Saturday, June 9, 2012

Blinded by the Unknown: Warning Signs of Sexual Abuse (Part 2)

“Your grades dropped again,” I said.

 “You have no idea what I’ve been dealing with!” he snapped.

“You’re right. I don’t.” My hands gripped the steering wheel in frustration. I glanced at him, “Tell me.” I wanted to pull over, but knowing one of the best places to get information out of a teenage boy is in a car, face forward, no eye contact, I drove on.

And waited.

His grades had been on a steady decline for several months. Once labeled by his principal a stellar student, he was anything but.  Mean. Apathetic. Irritable. Those were just a few words to describe him. My once likeable, high achieving son was self-destructing before my eyes.

I never dreamed that a straight A student and captain of the basketball team would become a target for someone else’s twisted pain. I never imagined my son would spend his freshman and sophomore years at a Christian school being bullied. I never thought bullying could happen to—my son.

But what I didn’t know blinded me. And what I didn’t know hurt my son.

Perhaps if I had read a list of warning signs of bullying, I might have caught on sooner. Perhaps if I hadn’t believed that bullying would only happen to someone else’s kid, I may have been able to help my son sooner.
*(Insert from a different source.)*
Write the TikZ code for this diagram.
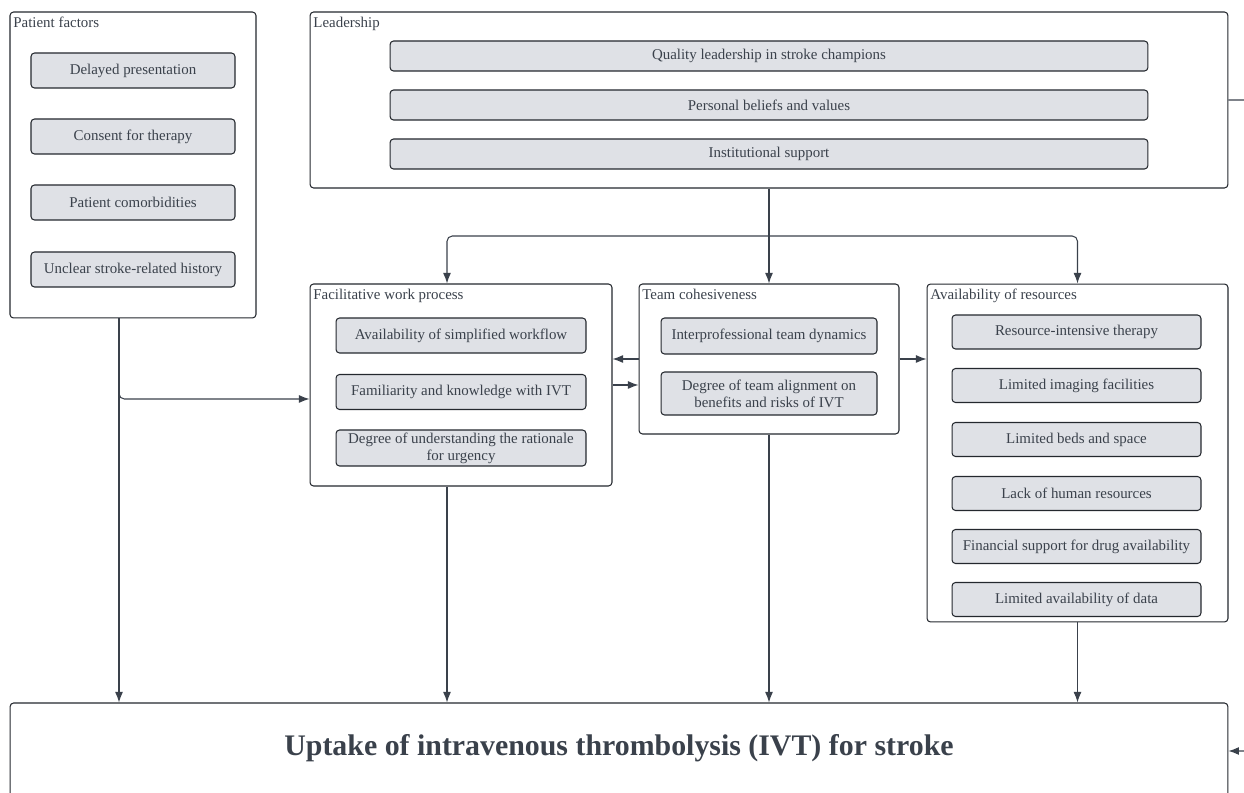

“There are these guys . . .” He said finally. And in as few words as possible, my son told me about the bullies at school.

An assistant principal, my husband, and I did our best to help him navigate the difficult situation. Thankfully, his high school experience improved; however, it wasn’t until his senior speech at the conclusion of high school that I heard the whole story. 

My son stood at the podium before his parents, friends, relatives, peers, and some of his abusers and told—all of us—about the signs and effects of his abuse. It was hard to listen to, but I was never more proud to be his mother.

But this isn’t a blog about bullying. It’s a blog about sexual abuse.

Next week I will be adding a page with the warning signs of sexual abuse to Tamar's Redemption. I humbly ask you to take the time to read it.

What we don’t know can blind us. What we don’t know can hurt our children.